Wednesday 12 September 2012

A common misconception

There's an article on 24Dash about possibly improving 'security of tenure' for private tenants by extending the notice period from 6 months to 2 years if the landlord gives them notice to quit, which might or might not be a good idea (seems fair enough to me, I'd also like to reduce the notice period from 6 months to 3 months if the tenant wants to move).

What is striking is this bit:

[The Inquiry] said successive governments have prioritised owner occupation, but it is now in decline.

No they have not, that's exactly what Home-Owner-Ism, an electoral gold mine originally struck by Thatcher but taken to extremes by New Labour, is NOT about. It pretends to be about "prioritising owner-occupation" but actually what it does is "prioritise those people who happen to be owner-occupiers when Home-Owner-Ism kicked off" and shits on all who come after them.

Look at the official stat's from the DCLG (Excel). In England...

- the number of owner-occupier households is only up by 1.4 million since 1991, and is now falling again, we are back down to 2002 levels in absolute terms and back to the mid-1980s if expressed as a percentage of all households.

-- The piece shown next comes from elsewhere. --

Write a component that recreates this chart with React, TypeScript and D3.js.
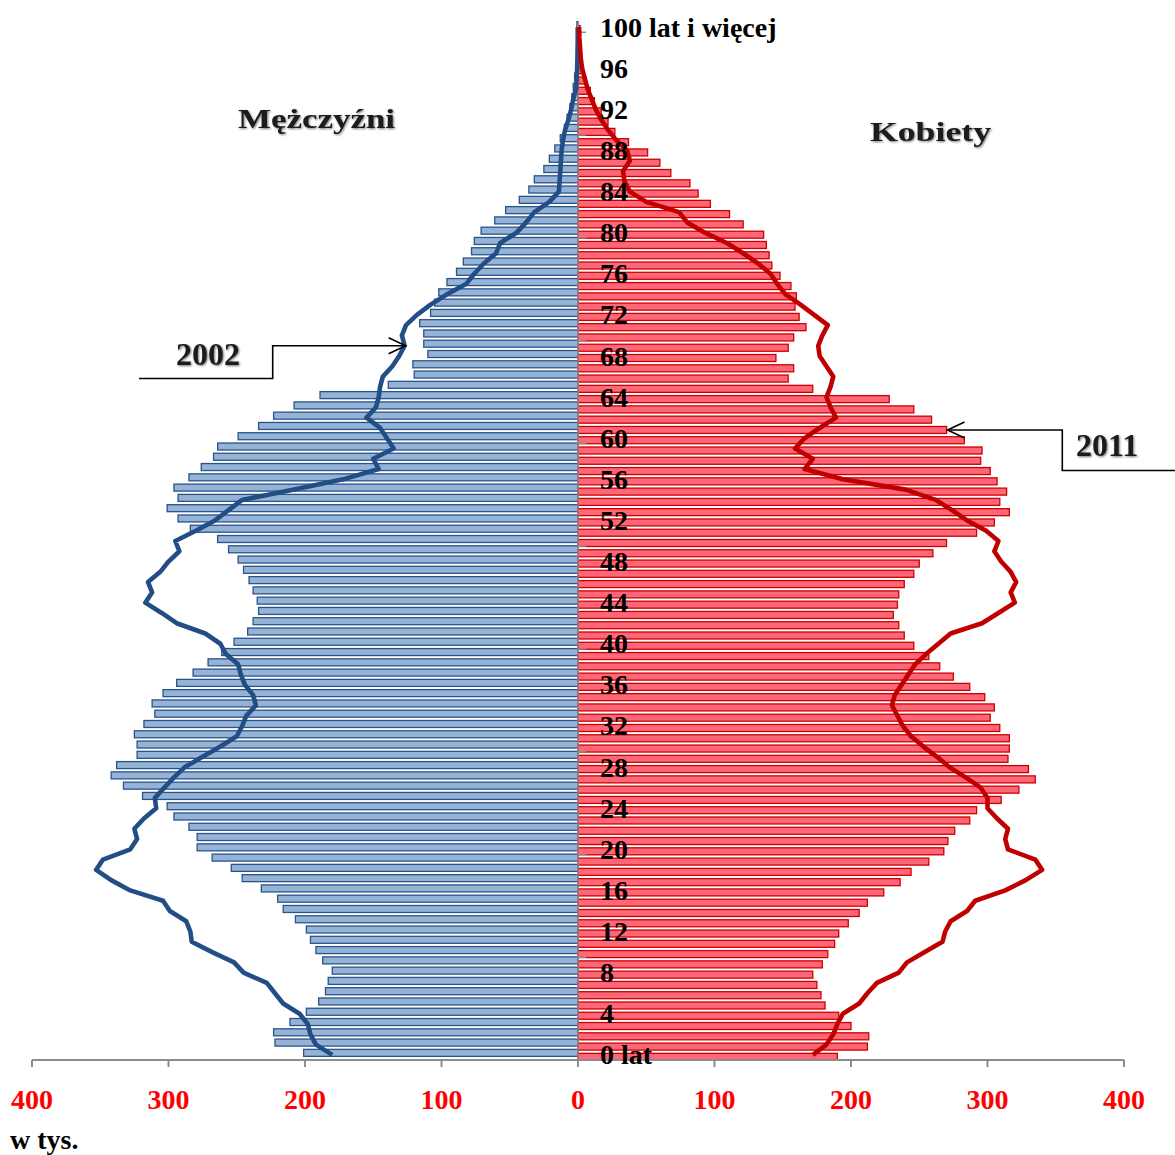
import React from 'react';
import * as d3 from 'd3';

// 2011 population (thousands), index = age 0..100 ("100 lat i więcej")
const males2011 = [
  201, 222, 223, 211, 199, 190, 185, 183, 180, 187,
  192, 196, 199, 207, 216, 220, 232, 246, 254, 268,
  279, 279, 285, 296, 301, 319, 333, 342, 338, 323,
  323, 325, 318, 310, 312, 304, 294, 282, 271, 261,
  252, 242, 238, 234, 235, 238, 241, 245, 249, 256,
  264, 284, 293, 301, 293, 296, 285, 276, 267, 264,
  249, 234, 223, 208, 189, 139, 120, 121, 110, 113,
  113, 116, 108, 105, 102, 96, 89, 84, 78, 76,
  71, 61, 53, 43, 36, 32, 25, 21, 17, 13,
  10, 8, 6, 4.5, 3.5, 2.5, 1.5, 1, 0.7, 0.5,
  0.8,
];

const females2011 = [
  190, 212, 213, 200, 191, 181, 178, 175, 172, 179,
  183, 188, 191, 198, 206, 212, 224, 236, 244, 257,
  268, 271, 276, 287, 292, 310, 323, 335, 330, 315,
  316, 316, 309, 302, 305, 298, 287, 275, 265, 257,
  246, 239, 235, 231, 234, 235, 239, 246, 250, 260,
  270, 292, 305, 316, 309, 314, 307, 302, 295, 296,
  283, 270, 259, 246, 228, 172, 154, 158, 145, 154,
  158, 167, 162, 159, 160, 156, 148, 142, 140, 138,
  136, 121, 111, 97, 88, 82, 68, 60, 51, 37,
  27, 22, 17, 12, 9, 6, 4, 3, 2, 1,
  1.5,
];

// 2002 population (thousands), index = age 0..100
const males2002 = [
  180, 192, 196, 198, 204, 216, 222, 228, 245, 252,
  268, 283, 284, 287, 299, 304, 328, 342, 353, 348,
  328, 323, 325, 318, 309, 310, 303, 296, 288, 275,
  262, 250, 246, 243, 236, 238, 244, 247, 249, 258,
  262, 273, 294, 305, 317, 312, 315, 306, 300, 292,
  295, 280, 266, 256, 246, 208, 172, 146, 150, 135,
  140, 145, 155, 148, 146, 145, 143, 136, 131, 127,
  129, 126, 118, 108, 96, 82, 76, 69, 60, 57,
  45, 38, 32, 21, 14, 13.5, 13, 12.5, 12, 11,
  9.5, 7, 5, 3.5, 1.5, 1, 0.6, 0.4, 0.3, 0.2,
  0.2,
];

const females2002 = [
  172, 182, 187, 190, 194, 206, 212, 219, 235, 241,
  254, 267, 269, 273, 285, 291, 313, 328, 340, 335,
  315, 313, 315, 307, 300, 300, 295, 284, 272, 263,
  253, 244, 238, 234, 230, 232, 237, 242, 247, 255,
  264, 273, 296, 308, 320, 317, 321, 317, 310, 305,
  308, 299, 285, 274, 262, 240, 194, 166, 172, 159,
  166, 177, 189, 185, 182, 185, 187, 182, 177, 176,
  179, 183, 173, 163, 152, 146, 141, 132, 121, 109,
  93, 80, 74, 50, 38, 34, 33, 38, 36, 28,
  22, 17, 13, 10, 7, 5, 3, 2, 1.5, 1,
  0.8,
];

const ageTickValues = [0, 4, 8, 12, 16, 20, 24, 28, 32, 36, 40, 44, 48, 52, 56, 60, 64, 68, 72, 76, 80, 84, 88, 92, 96, 100];
const ageTickLabels = ['0 lat', '4', '8', '12', '16', '20', '24', '28', '32', '36', '40', '44', '48', '52', '56', '60', '64', '68', '72', '76', '80', '84', '88', '92', '96', '100 lat i więcej'];
const ageMinorTicks = [0, 10, 20, 30, 40, 50, 60, 70, 80, 90, 100];
const xTickValues = [-400, -300, -200, -100, 0, 100, 200, 300, 400];
const xTickLabels = ['400', '300', '200', '100', '0', '100', '200', '300', '400'];

const W = 1175;
const H = 1155;
const SERIF = '"Liberation Serif", "Times New Roman", serif';

export default function App() {
  const ages = males2011.map((_, i) => i);
  const x = d3.scaleLinear().domain([-400, 400]).range([32, 1124]);
  const y = d3
    .scaleBand<number>()
    .domain([...ages].reverse())
    .range([22, 1060])
    .paddingInner(0)
    .paddingOuter(0);
  const bw = y.bandwidth();
  const yc = (a: number) => (y(a) as number) + bw / 2;
  const barH = 7;
  const mOff = -2;
  const fOff = 2;
  const x0 = x(0);
  const axisY = 1060;

  const maleLine = d3
    .line<number>()
    .x((v) => x(-v))
    .y((_, i) => yc(i));
  const femaleLine = d3
    .line<number>()
    .x((v) => x(v))
    .y((_, i) => yc(i));

  // callout tips anchored to data
  const tip2002 = { x: x(-males2002[69]) + 1, y: yc(69) };
  const tip2011 = { x: x(females2011[61]) + 1, y: yc(61) + fOff };

  return (
    <svg
      width={W}
      height={H}
      style={{ position: 'absolute', left: 0, top: 0, background: '#fff' }}
      fontFamily={SERIF}
    >
      <defs>
        <filter id="soft" x="-20%" y="-30%" width="140%" height="160%">
          <feGaussianBlur in="SourceAlpha" stdDeviation="1.2" result="b" />
          <feOffset in="b" dx="1" dy="1" result="o" />
          <feComponentTransfer in="o" result="s">
            <feFuncA type="linear" slope="0.55" />
          </feComponentTransfer>
          <feMerge>
            <feMergeNode in="s" />
            <feMergeNode in="SourceGraphic" />
          </feMerge>
        </filter>
      </defs>

      {/* male bars */}
      <g>
        {males2011.map((v, i) => (
          <rect
            key={'m' + i}
            x={x(-v)}
            y={yc(i) + mOff - barH / 2}
            width={x0 - x(-v)}
            height={barH}
            fill="#95B3D7"
            stroke="#2A538A"
            strokeWidth={1.3}
          />
        ))}
      </g>
      {/* female bars */}
      <g>
        {females2011.map((v, i) => (
          <rect
            key={'f' + i}
            x={x0}
            y={yc(i) + fOff - barH / 2}
            width={x(v) - x0}
            height={barH}
            fill="#FF6677"
            stroke="#CC0000"
            strokeWidth={1.3}
          />
        ))}
      </g>

      {/* vertical center axis */}
      <line x1={x0} x2={x0} y1={22} y2={axisY} stroke="#8c8c8c" strokeWidth={1.5} />
      {ageMinorTicks.map((a) => (
        <line
          key={'mt' + a}
          x1={x0}
          x2={x0 + 8}
          y1={(y(a) as number) + bw}
          y2={(y(a) as number) + bw}
          stroke="#8c8c8c"
          strokeWidth={1.5}
        />
      ))}

      {/* 2002 lines */}
      <path d={maleLine(males2002) || ''} fill="none" stroke="#234E85" strokeWidth={4.6} strokeLinejoin="round" />
      <path d={femaleLine(females2002) || ''} fill="none" stroke="#C00000" strokeWidth={4.6} strokeLinejoin="round" />

      {/* x axis */}
      <line x1={x(-400)} x2={x(400)} y1={axisY} y2={axisY} stroke="#8c8c8c" strokeWidth={2} />
      {xTickValues.map((t, i) => (
        <g key={'xt' + t}>
          <line x1={x(t)} x2={x(t)} y1={axisY} y2={axisY + 7} stroke="#8c8c8c" strokeWidth={2} />
          <text
            x={x(t)}
            y={1109}
            textAnchor="middle"
            fontSize={28}
            fontWeight="bold"
            fill="#FF0000"
          >
            {xTickLabels[i]}
          </text>
        </g>
      ))}
      <text x={10} y={1149} fontSize={28} fontWeight="bold" fill="#000">
        w tys.
      </text>

      {/* age labels */}
      {ageTickValues.map((a, i) => (
        <text
          key={'al' + a}
          x={600}
          y={yc(a) + 9.5}
          fontSize={28}
          fontWeight="bold"
          fill="#000"
        >
          {ageTickLabels[i]}
        </text>
      ))}

      {/* titles */}
      <text
        x={238}
        y={128}
        fontSize={27}
        fontWeight="bold"
        fill="#1a1a1a"
        textLength={157}
        lengthAdjust="spacingAndGlyphs"
        filter="url(#soft)"
      >
        Mężczyźni
      </text>
      <text
        x={870}
        y={141}
        fontSize={27}
        fontWeight="bold"
        fill="#1a1a1a"
        textLength={121}
        lengthAdjust="spacingAndGlyphs"
        filter="url(#soft)"
      >
        Kobiety
      </text>

      {/* callouts */}
      <text x={176} y={365} fontSize={32} fontWeight="bold" fill="#1a1a1a" filter="url(#soft)">
        2002
      </text>
      <path
        d={`M139,378.5 H272.7 V${tip2002.y} H${tip2002.x}`}
        fill="none"
        stroke="#000"
        strokeWidth={1.6}
      />
      <path
        d={`M${tip2002.x - 17},${tip2002.y - 8} L${tip2002.x},${tip2002.y} L${tip2002.x - 17},${tip2002.y + 8}`}
        fill="none"
        stroke="#000"
        strokeWidth={1.6}
      />
      <text x={1076} y={456} fontSize={32} fontWeight="bold" fill="#1a1a1a" filter="url(#soft)">
        2011
      </text>
      <path
        d={`M1175,470.5 H1062.3 V${tip2011.y} H${tip2011.x}`}
        fill="none"
        stroke="#000"
        strokeWidth={1.6}
      />
      <path
        d={`M${tip2011.x + 17},${tip2011.y - 8} L${tip2011.x},${tip2011.y} L${tip2011.x + 17},${tip2011.y + 8}`}
        fill="none"
        stroke="#000"
        strokeWidth={1.6}
      />
    </svg>
  );
}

- the number of social tenant households (council or Housing Association) is down by 0.5 million since 1991. Note: according to those figures, the social housing stock peaked at 5.2 million in 1981 and is now down to 4.0 million, so they 'only' sold off about a quarter of social housing stock.

- the biggest increase is in private renters, up by 2.2 million since 1991, the bulk of that increase was in the last ten years. Some of those will be renting ex-social housing, but by and large, more than half of new homes built in the last twenty years have been acquired by landlords.

It all stands to reason really, the real driving force behind Home-Owner-Ism is the large landowners and banks; the former love collecting rent and the latter would rather lend to BTL landlords than owner-occupiers, it being far less hassle for the bank if a landlord kicks out a tenant who loses his job than the bank having to kick out a mortgage borrower who loses his job.

2 comments:

Bayard said...

"extending the notice period from 6 months to 2 years if the landlord gives them notice to quit, which might or might not be a good idea"

I'd say it may be a bad idea. Before Maggie abolished the Rent Acts, it was very difficult to find anywhere to rent, because the Rent Act made it so difficult for landlords to get rid of tenants, even if they hadn't paid rent for years and had burnt all the floorboards and doors to keep themselves warm in the winter, so many landlords sold up. The problem is that measures designed to protect good tenants from bad landlords usually end up by being used against good landlords by bad tenants and vice versa.

Mark Wadsworth said...

B, sure, ultimately the government cannot meddle in private contracts, I'm just saying that as a "nudge' the statutory default (in the absence of an express agreement to the contrary) can be set at 24 months/3 months, if the landlord wants shorter, then the tenant will expect lower rent etc.

And ripping up floorboards and not paying rent is clearly a breach of contract, of course a landlord can chuck out such a tenant, that is a quite separate issue.